• _GIVEN PROBLEM_: Restate the listing that follows word for word, without its pictures.

• _SUPPLIED INFORMATION_:
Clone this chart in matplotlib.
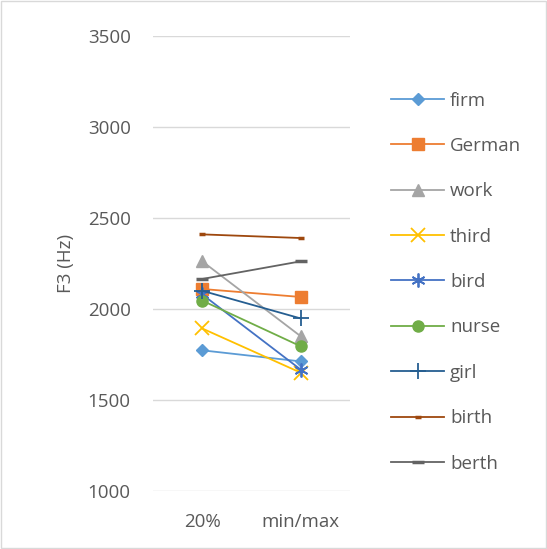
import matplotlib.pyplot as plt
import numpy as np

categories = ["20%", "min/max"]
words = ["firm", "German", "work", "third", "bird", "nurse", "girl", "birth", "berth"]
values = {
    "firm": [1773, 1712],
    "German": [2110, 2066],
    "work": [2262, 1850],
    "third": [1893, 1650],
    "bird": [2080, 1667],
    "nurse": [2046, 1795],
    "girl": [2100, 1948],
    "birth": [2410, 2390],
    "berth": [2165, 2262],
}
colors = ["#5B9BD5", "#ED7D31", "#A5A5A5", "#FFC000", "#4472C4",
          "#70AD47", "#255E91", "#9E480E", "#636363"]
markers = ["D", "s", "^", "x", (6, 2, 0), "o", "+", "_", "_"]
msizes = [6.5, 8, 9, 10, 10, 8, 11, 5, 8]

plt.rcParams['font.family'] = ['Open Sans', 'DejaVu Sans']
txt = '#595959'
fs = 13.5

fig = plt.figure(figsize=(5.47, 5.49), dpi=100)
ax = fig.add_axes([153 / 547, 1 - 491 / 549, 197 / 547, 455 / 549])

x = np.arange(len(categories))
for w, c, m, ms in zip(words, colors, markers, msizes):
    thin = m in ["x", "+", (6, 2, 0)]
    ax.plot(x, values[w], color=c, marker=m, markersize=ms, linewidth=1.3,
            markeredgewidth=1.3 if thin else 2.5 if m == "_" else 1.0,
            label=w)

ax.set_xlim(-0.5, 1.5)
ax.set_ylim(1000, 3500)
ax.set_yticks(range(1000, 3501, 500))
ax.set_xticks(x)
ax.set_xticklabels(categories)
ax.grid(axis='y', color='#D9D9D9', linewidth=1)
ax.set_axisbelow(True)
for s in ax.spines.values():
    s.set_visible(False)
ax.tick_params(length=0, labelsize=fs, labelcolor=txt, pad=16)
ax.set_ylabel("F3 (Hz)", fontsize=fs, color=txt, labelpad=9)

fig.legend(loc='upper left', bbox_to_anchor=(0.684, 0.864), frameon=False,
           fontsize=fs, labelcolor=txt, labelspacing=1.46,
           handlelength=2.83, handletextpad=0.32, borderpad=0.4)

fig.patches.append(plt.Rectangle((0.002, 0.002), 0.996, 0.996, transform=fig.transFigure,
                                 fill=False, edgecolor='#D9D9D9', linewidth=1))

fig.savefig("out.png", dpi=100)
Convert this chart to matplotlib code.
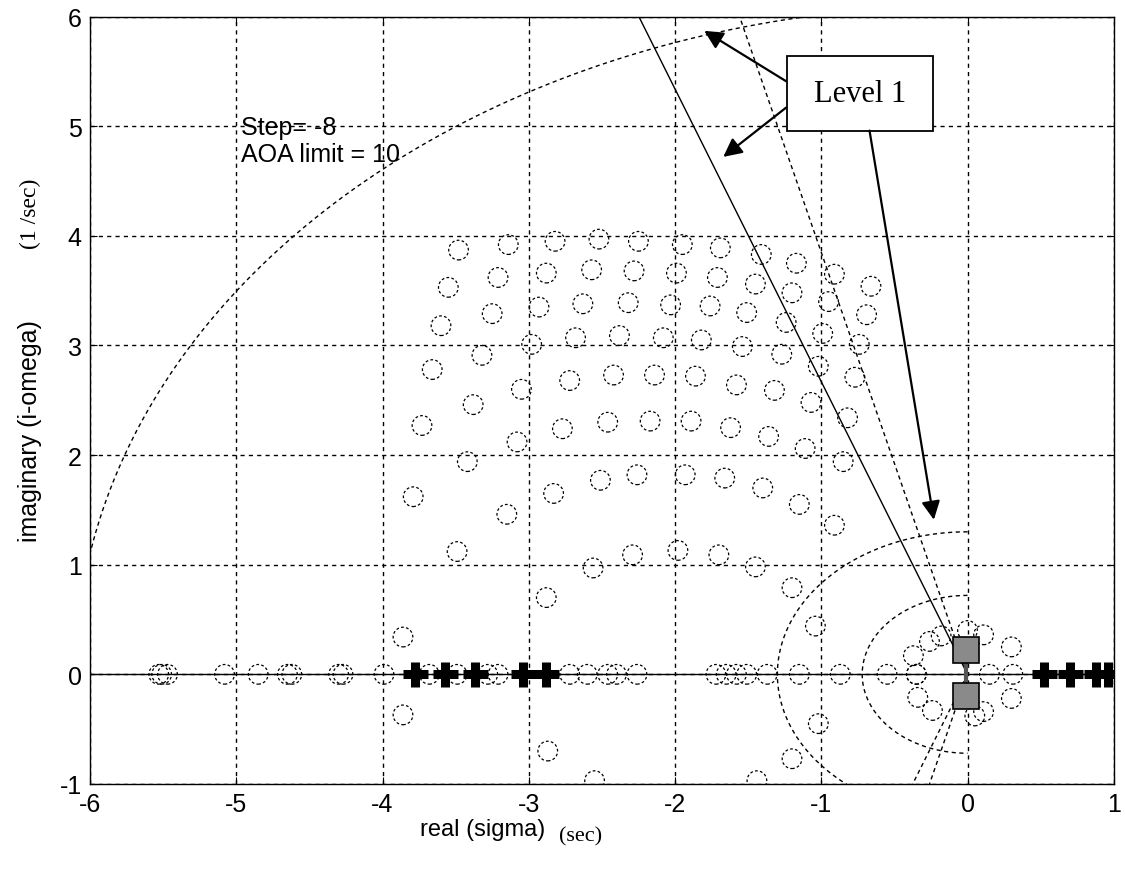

• _ANSWER TO THE TASK_:
Clone this chart in matplotlib.
import matplotlib.pyplot as plt
import numpy as np

categories = ["20%", "min/max"]
words = ["firm", "German", "work", "third", "bird", "nurse", "girl", "birth", "berth"]
values = {
    "firm": [1773, 1712],
    "German": [2110, 2066],
    "work": [2262, 1850],
    "third": [1893, 1650],
    "bird": [2080, 1667],
    "nurse": [2046, 1795],
    "girl": [2100, 1948],
    "birth": [2410, 2390],
    "berth": [2165, 2262],
}
colors = ["#5B9BD5", "#ED7D31", "#A5A5A5", "#FFC000", "#4472C4",
          "#70AD47", "#255E91", "#9E480E", "#636363"]
markers = ["D", "s", "^", "x", (6, 2, 0), "o", "+", "_", "_"]
msizes = [6.5, 8, 9, 10, 10, 8, 11, 5, 8]

plt.rcParams['font.family'] = ['Open Sans', 'DejaVu Sans']
txt = '#595959'
fs = 13.5

fig = plt.figure(figsize=(5.47, 5.49), dpi=100)
ax = fig.add_axes([153 / 547, 1 - 491 / 549, 197 / 547, 455 / 549])

x = np.arange(len(categories))
for w, c, m, ms in zip(words, colors, markers, msizes):
    thin = m in ["x", "+", (6, 2, 0)]
    ax.plot(x, values[w], color=c, marker=m, markersize=ms, linewidth=1.3,
            markeredgewidth=1.3 if thin else 2.5 if m == "_" else 1.0,
            label=w)

ax.set_xlim(-0.5, 1.5)
ax.set_ylim(1000, 3500)
ax.set_yticks(range(1000, 3501, 500))
ax.set_xticks(x)
ax.set_xticklabels(categories)
ax.grid(axis='y', color='#D9D9D9', linewidth=1)
ax.set_axisbelow(True)
for s in ax.spines.values():
    s.set_visible(False)
ax.tick_params(length=0, labelsize=fs, labelcolor=txt, pad=16)
ax.set_ylabel("F3 (Hz)", fontsize=fs, color=txt, labelpad=9)

fig.legend(loc='upper left', bbox_to_anchor=(0.684, 0.864), frameon=False,
           fontsize=fs, labelcolor=txt, labelspacing=1.46,
           handlelength=2.83, handletextpad=0.32, borderpad=0.4)

fig.patches.append(plt.Rectangle((0.002, 0.002), 0.996, 0.996, transform=fig.transFigure,
                                 fill=False, edgecolor='#D9D9D9', linewidth=1))

fig.savefig("out.png", dpi=100)
Convert this chart to matplotlib code.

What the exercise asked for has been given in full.